What you have to do
All pictures are to be skipped; retype only the lines from the top of the entries through the line with "6.8, 7.1, 7.37, 7.6, 7.63, 7.64, 7.6, 7.55, 7.5]", both included.

[Figure scripts]
╔══

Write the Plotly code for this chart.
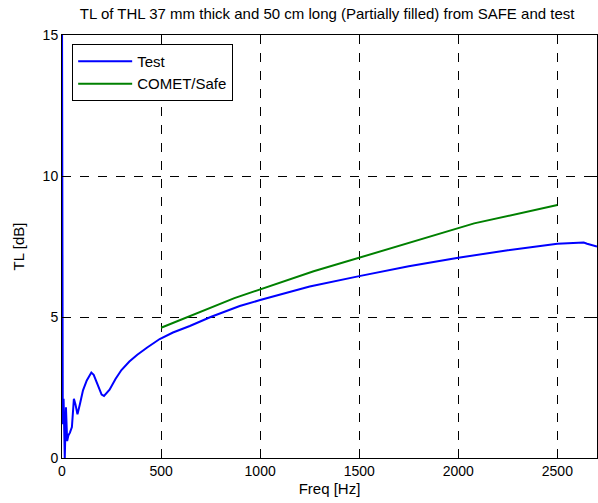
import plotly.graph_objects as go

test_freq = [0, 4, 8, 14, 20, 26, 32, 40, 50, 60, 68, 78, 90, 106, 125, 148, 160, 180, 200, 212,
             240, 270, 300, 340, 380, 430, 493, 560, 645, 750, 897, 1000, 1250, 1500, 1750,
             2000, 2250, 2500, 2600, 2633, 2650, 2670, 2700]
test_tl = [16, 1.2, 2.1, 0.0, 1.8, 0.6, 0.8, 0.9, 1.1, 2.1, 1.9, 1.55, 1.9, 2.4, 2.75, 3.03, 2.95, 2.6,
           2.25, 2.2, 2.42, 2.8, 3.12, 3.42, 3.66, 3.92, 4.22, 4.45, 4.68, 5.0, 5.39, 5.6, 6.08, 6.45,
           6.8, 7.1, 7.37, 7.6, 7.63, 7.64, 7.6, 7.55, 7.5]

safe_freq = [500, 870, 1270, 2080, 2500]
safe_tl = [4.62, 5.67, 6.62, 8.32, 8.97]

x_ticks = [0, 500, 1000, 1500, 2000, 2500]
y_ticks = [0, 5, 10, 15]

fig = go.Figure()
fig.add_trace(go.Scatter(x=test_freq, y=test_tl, mode="lines", name="Test",
                         line=dict(color="#0000ff", width=2)))
fig.add_trace(go.Scatter(x=safe_freq, y=safe_tl, mode="lines", name="COMET/Safe",
                         line=dict(color="#008000", width=2)))

axis_common = dict(showline=True, linecolor="black", linewidth=1, mirror="ticks",
                   ticks="inside", ticklen=5, tickcolor="black",
                   showgrid=True, gridcolor="black", griddash="dash", gridwidth=1,
                   zeroline=False, automargin=False,
                   tickfont=dict(size=14, color="black"))

fig.update_layout(
    width=598, height=503,
    margin=dict(l=62, r=1, t=35, b=45),
    paper_bgcolor="white", plot_bgcolor="white",
    font=dict(family="Liberation Sans, Arial, sans-serif", size=14, color="black"),
    title=dict(text="TL of THL 37 mm thick and 50 cm long (Partially filled) from SAFE and test",
               x=0.547, xanchor="center", y=0.972, yanchor="middle",
               font=dict(size=15, color="black")),
    xaxis=dict(range=[0, 2700], tickvals=x_ticks,
               title=dict(text="Freq [Hz]", standoff=5, font=dict(size=15)), **axis_common),
    yaxis=dict(range=[0, 15], tickvals=y_ticks,
               title=dict(text="TL [dB]", standoff=14, font=dict(size=15)), **axis_common),
    legend=dict(x=0.019, y=0.979, xanchor="left", yanchor="top",
                bgcolor="white", bordercolor="black", borderwidth=1,
                font=dict(size=15), itemwidth=54),
    showlegend=True,
)

fig.write_html("out.html")
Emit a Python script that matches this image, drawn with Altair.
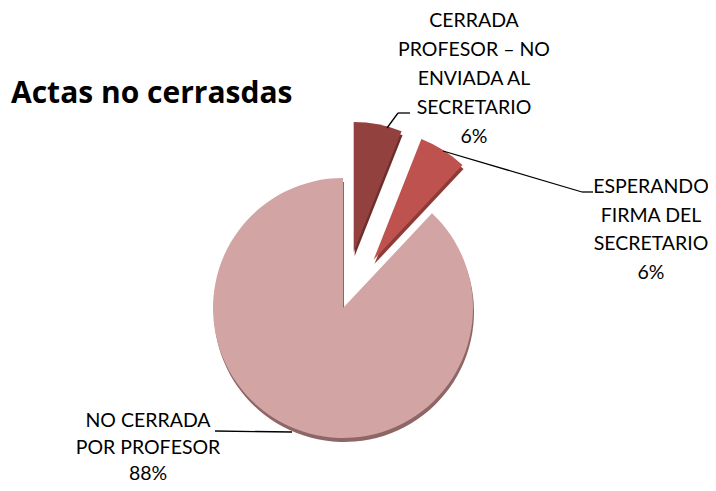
import math
import altair as alt
import pandas as pd

# ---- data ----
categories = [
    "CERRADA PROFESOR – NO ENVIADA AL SECRETARIO",
    "ESPERANDO FIRMA DEL SECRETARIO",
    "NO CERRADA POR PROFESOR",
]
percent = [6, 6, 88]
slice_order = [1, 2, 3]

label_lines = [
    ["CERRADA", "PROFESOR – NO", "ENVIADA AL", "SECRETARIO", "6%"],
    ["ESPERANDO", "FIRMA DEL", "SECRETARIO", "6%"],
    ["NO CERRADA", "POR PROFESOR", "88%"],
]
title_text = "Actas no cerrasdas"

# ---- styles / layout (page pixel coords, page margin 8) ----
M = 8
CX, CY, R = 343 - M, 308 - M, 130
explode = [57, 57, 0]
colors = ["#93413F", "#BE524F", "#D3A4A4"]
shade = ["#6E2E2C", "#8E3A37", "#8F6666"]

label_x = [474, 651, 148]
label_y0 = [21, 187, 421]
line_h = [29, 28.5, 26.5]
leaders = [  # (x, y, x2, y2) in page coords
    (387, 128, 398, 113), (398, 113, 410, 113),
    (443, 151, 582, 192), (582, 192, 593, 192),
    (292, 432, 215, 431),
]

slices = pd.DataFrame({
    "category": categories,
    "percent": percent,
    "order": slice_order,
    "explode": explode,
    "shade": shade,
})

base = alt.Chart(slices).transform_joinaggregate(
    total="sum(percent)"
).transform_window(
    cum="sum(percent)", sort=[alt.SortField("order")], frame=[None, 0]
).transform_calculate(
    t1="2*PI*datum.cum/datum.total",
    t0="2*PI*(datum.cum-datum.percent)/datum.total",
).transform_calculate(
    mid="(datum.t0+datum.t1)/2"
).transform_calculate(
    cx=f"{CX}+datum.explode*sin(datum.mid)",
    cy=f"{CY}-datum.explode*cos(datum.mid)",
)

shadow = base.transform_calculate(
    sx="datum.cx+1", sy="datum.cy+4"
).mark_arc(radius=R).encode(
    x=alt.X("sx:Q", scale=None, axis=None),
    y=alt.Y("sy:Q", scale=None, axis=None),
    theta=alt.Theta("t0:Q", scale=None),
    theta2="t1:Q",
    color=alt.Color("shade:N", scale=None, legend=None),
)

pie = base.mark_arc(radius=R).encode(
    x=alt.X("cx:Q", scale=None, axis=None),
    y=alt.Y("cy:Q", scale=None, axis=None),
    theta=alt.Theta("t0:Q", scale=None),
    theta2="t1:Q",
    color=alt.Color("category:N", scale=alt.Scale(domain=categories, range=colors), legend=None),
)

lead_df = pd.DataFrame(
    [{"x": a - M, "y": b - M, "x2": c - M, "y2": d - M} for a, b, c, d in leaders]
)
lead = alt.Chart(lead_df).mark_rule(color="black", strokeWidth=1.3).encode(
    x=alt.X("x:Q", scale=None), y=alt.Y("y:Q", scale=None),
    x2="x2:Q", y2="y2:Q",
)

rows = []
for i, lines in enumerate(label_lines):
    for j, t in enumerate(lines):
        rows.append({"text": t, "x": label_x[i] - M, "y": label_y0[i] + j * line_h[i] - M})
lab = alt.Chart(pd.DataFrame(rows)).mark_text(
    font="Lato", fontSize=19.5, align="center", baseline="middle", color="#000000"
).encode(
    x=alt.X("x:Q", scale=None), y=alt.Y("y:Q", scale=None), text="text:N"
)

title = alt.Chart(pd.DataFrame({"t": [title_text]})).mark_text(
    font="Open Sans", fontSize=30, fontWeight="bold", align="left", baseline="alphabetic", color="#000000"
).encode(
    x=alt.value(11 - M), y=alt.value(103 - M), text="t:N"
)

chart = alt.layer(shadow, pie, lead, lab, title).properties(
    width=700, height=475, autosize="none", padding=0
).configure_view(stroke=None)

chart.save("out.html", embed_options={"renderer": "svg", "actions": False})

╚══

Response
Write the Plotly code for this chart.
import plotly.graph_objects as go

test_freq = [0, 4, 8, 14, 20, 26, 32, 40, 50, 60, 68, 78, 90, 106, 125, 148, 160, 180, 200, 212,
             240, 270, 300, 340, 380, 430, 493, 560, 645, 750, 897, 1000, 1250, 1500, 1750,
             2000, 2250, 2500, 2600, 2633, 2650, 2670, 2700]
test_tl = [16, 1.2, 2.1, 0.0, 1.8, 0.6, 0.8, 0.9, 1.1, 2.1, 1.9, 1.55, 1.9, 2.4, 2.75, 3.03, 2.95, 2.6,
           2.25, 2.2, 2.42, 2.8, 3.12, 3.42, 3.66, 3.92, 4.22, 4.45, 4.68, 5.0, 5.39, 5.6, 6.08, 6.45,
           6.8, 7.1, 7.37, 7.6, 7.63, 7.64, 7.6, 7.55, 7.5]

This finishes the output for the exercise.